En esa situación parece inconcebible que alguien pueda pensar que se pudiera intuir algo así como la verdad. Es el mantener la propia posición de poder ante los demás individuos lo que lleva a fingir. Ahora bien, ¿es el poderoso consciente o no de que finge? Si no lo es, propiamente no finge y si lo es, entonces la extraña tendencia a la verdad es previa al engaño. En cualquier caso, la sutil mirada de este filósofo tan influyente en nuestros días, nos avisa, indirectamente, de que la mentira genera desconfianza y destruye la sociedad. Desde un punto de vista esencial, está más cerca de Platón que del autor de El príncipe.

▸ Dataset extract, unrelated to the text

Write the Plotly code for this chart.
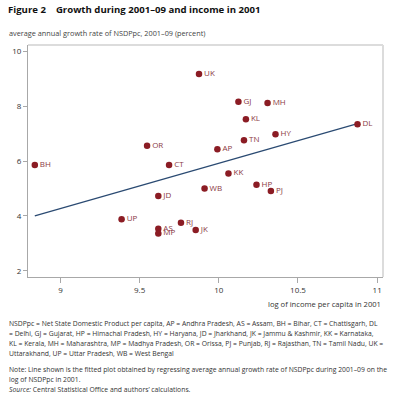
import plotly.graph_objects as go

states = ["BH", "OR", "CT", "UK", "GJ", "MH", "KL", "HY", "TN", "AP", "DL",
          "KK", "WB", "HP", "PJ", "JK", "RJ", "JD", "UP", "AS", "MP"]
log_income = [8.838, 9.547, 9.686, 9.875, 10.124, 10.308, 10.171, 10.358, 10.159, 9.991, 10.876,
              10.061, 9.910, 10.238, 10.329, 9.854, 9.761, 9.618, 9.386, 9.618, 9.618]
growth = [5.86, 6.56, 5.86, 9.18, 8.17, 8.12, 7.53, 6.98, 6.76, 6.43, 7.35,
          5.55, 5.00, 5.14, 4.91, 3.49, 3.75, 4.73, 3.88, 3.53, 3.36]
fit_x = [8.838, 10.876]
fit_y = [4.00, 7.37]
x_ticks = [9, 9.5, 10, 10.5, 11]
x_tick_labels = ["9", "9.5", "10", "10.5", "11"]
y_ticks = [2, 4, 6, 8, 10]
y_tick_labels = ["2", "4", "6", "8", "10"]

title = "<b>Figure 2    Growth during 2001–09 and income in 2001</b>"
y_title = "average annual growth rate of NSDPpc, 2001–09 (percent)"
x_title = "log of income per capita in 2001"
foot_lines = [
    "NSDPpc = Net State Domestic Product per capita, AP = Andhra Pradesh, AS = Assam, BH = Bihar, CT = Chattisgarh, DL",
    "= Delhi, GJ = Gujarat, HP = Himachal Pradesh, HY = Haryana, JD = Jharkhand, JK = Jammu &amp; Kashmir, KK = Karnataka,",
    "KL = Kerala, MH = Maharashtra, MP = Madhya Pradesh, OR = Orissa, PJ = Punjab, RJ = Rajasthan, TN = Tamil Nadu, UK =",
    "Uttarakhand, UP = Uttar Pradesh, WB = West Bengal",
]
note_lines = [
    "Note: Line shown is the fitted plot obtained by regressing average annual growth rate of NSDPpc during 2001–09 on the",
    "log of NSDPpc in 2001.",
]
source_line = "<i>Source:</i> Central Statistical Office and authors’ calculations."

FONT = "Open Sans"
RED = "#8b1c24"

fig = go.Figure()
fig.add_trace(go.Scatter(
    x=fit_x, y=fit_y, mode="lines",
    line=dict(color="#2a4a72", width=1.2), hoverinfo="skip", showlegend=False))
fig.add_trace(go.Scatter(
    x=log_income, y=growth, mode="markers+text", text=states,
    textposition="middle right",
    textfont=dict(family=FONT, size=8, color="#8b3a44"),
    marker=dict(color=RED, size=6.5), showlegend=False, cliponaxis=False))

fig.update_layout(
    width=400, height=400,
    margin=dict(l=23, r=17, t=45, b=123),
    paper_bgcolor="white", plot_bgcolor="white",
    font=dict(family=FONT, size=8, color="#333333"),
    xaxis=dict(range=[8.795, 11.037], tickvals=x_ticks, ticktext=x_tick_labels,
               showgrid=False, zeroline=False, showline=True, linecolor="#a8a8a8",
               linewidth=1, ticks="outside", ticklen=5, tickcolor="#a8a8a8",
               tickfont=dict(size=8, color="#333333"), mirror=False),
    yaxis=dict(range=[1.77, 10.24], tickvals=y_ticks, ticktext=y_tick_labels,
               showgrid=False, zeroline=False, showline=True, linecolor="#a8a8a8",
               linewidth=1, ticks="outside", ticklen=4, tickcolor="#a8a8a8",
               tickfont=dict(size=8, color="#333333")),
    shapes=[
        dict(type="line", xref="paper", yref="paper", x0=0, x1=1, y0=1, y1=1,
             line=dict(color="#dcdcdc", width=2)),
        dict(type="line", xref="paper", yref="paper", x0=1, x1=1, y0=0, y1=1,
             line=dict(color="#dcdcdc", width=2)),
    ],
)

ann = []
ann.append(dict(text=title, x=1, y=10, font=dict(size=9.6, color="#111111")))
ann.append(dict(text=y_title, x=2, y=33, font=dict(size=7.3, color="#444444")))
for i, t in enumerate(foot_lines):
    ann.append(dict(text=t, x=2, y=323 + 10 * i, font=dict(size=6.8, color="#333333")))
for i, t in enumerate(note_lines):
    ann.append(dict(text=t, x=2, y=369 + 10 * i, font=dict(size=6.8, color="#333333")))
ann.append(dict(text=source_line, x=2, y=389, font=dict(size=6.8, color="#333333")))

annotations = []
for a in ann:
    annotations.append(dict(
        text=a["text"], xref="paper", yref="paper",
        x=(a["x"] - 23) / 360, y=1 - (a["y"] - 45) / 232,
        xanchor="left", yanchor="middle", showarrow=False,
        font=dict(family=FONT, **a["font"])))
annotations.append(dict(
    text=x_title, xref="paper", yref="paper", x=1, y=1 - (304 - 45) / 232,
    xanchor="right", yanchor="middle", showarrow=False,
    font=dict(family=FONT, size=7.6, color="#333333")))
fig.update_layout(annotations=annotations)

fig.write_html("out.html", config={"displayModeBar": False},
               post_script="document.body.style.margin='0';document.body.style.padding='0';")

Estos tres ejemplos son suficientes para poner reparos a la aceptada suposición de que la mentira y el poder están obligatoriamente asociados. Quien miente, tiene la capacidad de configurar la realidad de manera que beneficie su interés; sin embargo, en el largo plazo quizás sea ésta una de las causas mayores de fracaso político y de degeneración de la vida política. Como afirma Monserrat Herrero, no solo se miente impunemente, sino que la inducción a error que tal acción produce, es razón que conlleva la paralización de la vida política. Siempre conviene recordar que la mentira es el arma del cobarde. Y el cobarde, tarde o temprano, es vencido».